Antonio R. Revuelta Puigdollers is Associate Professor of Ancient and Modern Greek at the Universidad Autonoma de Madrid and a sworn translator of Modern Greek. His main research areas are the semantics, syntax and pragmatics of Greek; his work also includes incursions into other languages such as Latin. He is the co-author of a new syntax of Ancient Greek and has authored several entries in Brill’s Encyclopaedia of Ancient Greek Language and Linguistics.
Katrin Axel-Tober is Professor of German Linguistics at the University of Tübingen, Germany. Her research focuses on the synchronic and diachronic syntax of German. She has published the books Studies on Old High German Syntax: Left Sentence Periphery, Verb Placement and Verb-Second (Benjamins, 2007) and (Nicht-)kanonische Nebensätze im Deutschen: Synchrone und diachrone Aspekte (Walter de Gruyter, 2012) as well as several articles on sentence structure, complementizers, null subjects, and modal verbs.
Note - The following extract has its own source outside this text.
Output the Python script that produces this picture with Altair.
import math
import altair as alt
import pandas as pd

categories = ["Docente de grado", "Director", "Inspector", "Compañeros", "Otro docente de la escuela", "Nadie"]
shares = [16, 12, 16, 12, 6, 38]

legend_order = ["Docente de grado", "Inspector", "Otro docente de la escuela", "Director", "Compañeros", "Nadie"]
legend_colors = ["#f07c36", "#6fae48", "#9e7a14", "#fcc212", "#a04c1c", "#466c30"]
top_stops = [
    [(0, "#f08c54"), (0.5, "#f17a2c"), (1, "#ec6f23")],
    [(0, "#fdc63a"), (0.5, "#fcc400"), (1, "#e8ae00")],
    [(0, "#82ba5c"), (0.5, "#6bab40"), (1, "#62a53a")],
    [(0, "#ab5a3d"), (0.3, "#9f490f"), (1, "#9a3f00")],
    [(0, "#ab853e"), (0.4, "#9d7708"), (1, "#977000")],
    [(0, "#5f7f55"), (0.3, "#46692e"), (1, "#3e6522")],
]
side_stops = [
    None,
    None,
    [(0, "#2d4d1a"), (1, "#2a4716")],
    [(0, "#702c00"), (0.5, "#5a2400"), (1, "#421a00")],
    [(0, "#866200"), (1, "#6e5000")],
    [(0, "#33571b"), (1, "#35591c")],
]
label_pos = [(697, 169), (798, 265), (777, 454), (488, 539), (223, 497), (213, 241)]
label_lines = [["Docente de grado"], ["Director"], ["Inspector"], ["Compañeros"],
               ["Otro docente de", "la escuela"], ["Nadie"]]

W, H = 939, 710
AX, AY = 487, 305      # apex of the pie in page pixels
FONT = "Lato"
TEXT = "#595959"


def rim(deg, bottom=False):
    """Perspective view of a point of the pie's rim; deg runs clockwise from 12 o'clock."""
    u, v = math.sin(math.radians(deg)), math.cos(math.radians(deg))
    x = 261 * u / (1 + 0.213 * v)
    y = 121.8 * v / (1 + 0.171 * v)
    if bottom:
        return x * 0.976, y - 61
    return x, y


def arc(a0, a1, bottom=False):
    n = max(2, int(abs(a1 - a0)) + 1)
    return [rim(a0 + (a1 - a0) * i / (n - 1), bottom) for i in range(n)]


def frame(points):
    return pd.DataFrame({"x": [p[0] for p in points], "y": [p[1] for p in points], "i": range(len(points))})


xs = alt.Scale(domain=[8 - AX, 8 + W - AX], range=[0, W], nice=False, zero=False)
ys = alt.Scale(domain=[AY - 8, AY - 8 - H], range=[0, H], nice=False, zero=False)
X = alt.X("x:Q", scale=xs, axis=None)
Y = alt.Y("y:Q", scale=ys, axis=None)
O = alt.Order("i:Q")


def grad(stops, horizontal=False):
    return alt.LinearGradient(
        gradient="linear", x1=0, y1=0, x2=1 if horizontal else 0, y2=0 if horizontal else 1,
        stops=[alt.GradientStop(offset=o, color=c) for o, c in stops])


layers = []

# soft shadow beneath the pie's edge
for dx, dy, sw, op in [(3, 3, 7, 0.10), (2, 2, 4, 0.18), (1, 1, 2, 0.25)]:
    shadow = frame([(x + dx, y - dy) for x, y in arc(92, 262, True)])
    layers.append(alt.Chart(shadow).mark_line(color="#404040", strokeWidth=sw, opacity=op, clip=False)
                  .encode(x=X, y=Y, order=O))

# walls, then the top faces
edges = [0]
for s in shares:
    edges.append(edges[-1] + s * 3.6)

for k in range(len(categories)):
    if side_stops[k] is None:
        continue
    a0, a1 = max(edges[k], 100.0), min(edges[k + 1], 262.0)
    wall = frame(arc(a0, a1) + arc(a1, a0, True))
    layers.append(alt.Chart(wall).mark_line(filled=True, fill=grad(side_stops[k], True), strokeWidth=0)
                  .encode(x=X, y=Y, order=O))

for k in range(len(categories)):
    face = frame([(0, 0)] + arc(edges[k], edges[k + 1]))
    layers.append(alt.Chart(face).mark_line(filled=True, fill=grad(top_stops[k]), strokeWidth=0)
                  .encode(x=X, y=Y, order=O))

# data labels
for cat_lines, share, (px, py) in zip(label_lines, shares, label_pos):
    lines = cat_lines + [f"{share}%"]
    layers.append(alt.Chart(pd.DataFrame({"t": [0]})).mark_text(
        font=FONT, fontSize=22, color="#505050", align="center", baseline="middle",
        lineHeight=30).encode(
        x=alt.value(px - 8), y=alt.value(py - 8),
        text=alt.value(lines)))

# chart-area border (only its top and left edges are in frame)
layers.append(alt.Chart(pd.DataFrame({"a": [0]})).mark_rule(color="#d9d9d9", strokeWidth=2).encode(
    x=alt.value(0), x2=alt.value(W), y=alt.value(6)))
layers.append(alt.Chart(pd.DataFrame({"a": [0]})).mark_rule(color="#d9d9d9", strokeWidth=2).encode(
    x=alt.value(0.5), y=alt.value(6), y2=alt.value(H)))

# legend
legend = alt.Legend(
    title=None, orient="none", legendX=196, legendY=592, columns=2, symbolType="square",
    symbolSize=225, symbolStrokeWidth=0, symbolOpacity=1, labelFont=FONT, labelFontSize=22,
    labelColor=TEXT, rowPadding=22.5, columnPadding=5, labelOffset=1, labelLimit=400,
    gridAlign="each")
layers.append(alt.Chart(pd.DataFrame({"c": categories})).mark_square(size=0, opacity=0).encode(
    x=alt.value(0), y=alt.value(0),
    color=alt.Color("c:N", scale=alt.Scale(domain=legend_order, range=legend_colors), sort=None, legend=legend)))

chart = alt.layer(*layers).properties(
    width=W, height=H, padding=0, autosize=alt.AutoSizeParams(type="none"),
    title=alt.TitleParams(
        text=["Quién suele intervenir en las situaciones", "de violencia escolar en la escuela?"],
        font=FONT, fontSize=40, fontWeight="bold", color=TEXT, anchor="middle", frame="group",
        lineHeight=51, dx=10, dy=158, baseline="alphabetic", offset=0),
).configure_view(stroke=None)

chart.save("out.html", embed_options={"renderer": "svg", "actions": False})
Artemij Keidan is Associate Professor of Linguistics at the Italian Institute of Oriental Studies, Sapienza Università di Roma. His main areas of expertise include the history of grammatical thought, Indo-European morphology, philosophy of language, and issues in syntax and phonology, both general and applied to ancient (such as Sanskrit, Latin, Gothic, Slavic languages) and modern languages.
Joanna Kopaczyk is Senior Lecturer in Scots and English (English Language & Linguistics) at the University of Glasgow. She is a historical linguist with a special interest in the medieval and early modern history of the Scots language. She uses corpus-driven methods to uncover textual standardisation and she is also interested in formulaicity in language, as revealed through all kinds of repetitive patterns. She has recently co-edited books on Applications of Pattern-Driven Methods in Corpus Linguistics (John Benjamins, 2018) and on Binomials in the History of English (Cambridge University Press, 2017).